The newly inaugurated Celtic Challenge hurling competition got the thumbs up from beaten Division I finalists, Kilkenny.
"It is a great competition. I couldn't speak highly enough about it," insisted Pat Power, the South Kilkenny team manager after watching his side suffer an agonising one point defeat against Offaly in the final in Nowlan Park on Saturday (4-10 to 3-12).
"The potential for the event is huge," added the Slieverue clubman.
South Kilkenny were the chosen side to represent this county, and they scored three wins in four outings in the round-robin series of games.
They lost to South Tipperary, and notched 8-38 in their last two outings against Cork City and Down.
The Celtic Challenge is a developmental hurling competition for 16 and 17-year-old players who are not participating in State examinations.
The competition commenced on May 4 and more than 1,000 players were provided with a seven week programme of meaningful pre-sheduled games. In all, 115 matches were played.
The Celtic Challenge featured a number of initiatives on trial for the first time in Gaelic games.
Fair play award
A feature was that referees and match officials met with the teams prior to games to explain the rules of the competition and addressed queries from the players.

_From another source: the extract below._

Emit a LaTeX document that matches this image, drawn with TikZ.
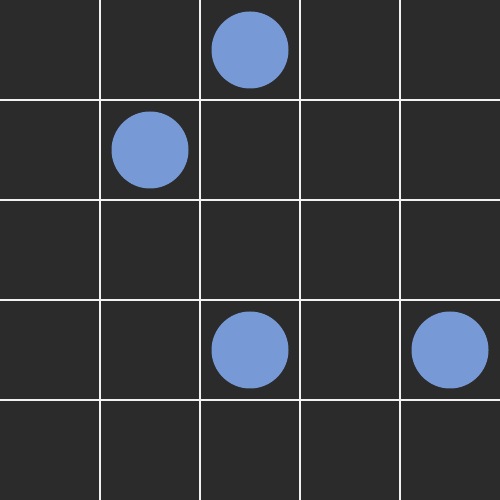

There was also a 'Best and Fairest Award' which meant that after every match the referee chose one player from each team on the basis of their skill level as well as the respect they showed to the playing rules, match officials and fellow players.
The Kilkenny winner of this award after Saturday's final was Conor Murphy (John Lockes), while the Offaly player honoured was Oisín Murphy (Birr).
An inter-change policy was also used throughout the competition instead of permanent subs, which ensured that every player on a squad could be involved in a game.
An innovative scoring system operated for the group stages through which teams were awarded a bonus point for scoring two or more goals, while also awarding a bonus point for a defeated team that lost by a margin of five points or less.
In 2015 a total of 13 games were played as part of the All-Ireland minor hurling 'B' and 'C' championship. In contrast, the Celtic Challenge resulted in 115 games being provided for players at this level this season.
In all, there were five finals. All the deciders were played in Nowlan Park on Saturday, with Waterford City, Wicklow, North and South Wexford and Offaly taking the honours.
"I couldn't say enough good about this competition, "Pat Power continued. "We lost, but the future for the players is up to them. When we got the free and the chance to draw the match at the end Evan Shefflin came out for it.
Gave it everything
"Three or four guys didn't want to take it. He gave it everything he had. He went for the score. We were disappointed when the ball went wide, but he went for it. That takes a bit courage. Hats off to him."
Pat explained that Kilkenny played some fantastic, high scoring games in the 'Challenge. Some of the more difficult games came from the so called weaker counties.
"Carlow, for example, was a real difficult game," he said. "Down the last day in the semi-final were great. They were really tough.
"We leave with nothing but good memories of the competition," he insisted.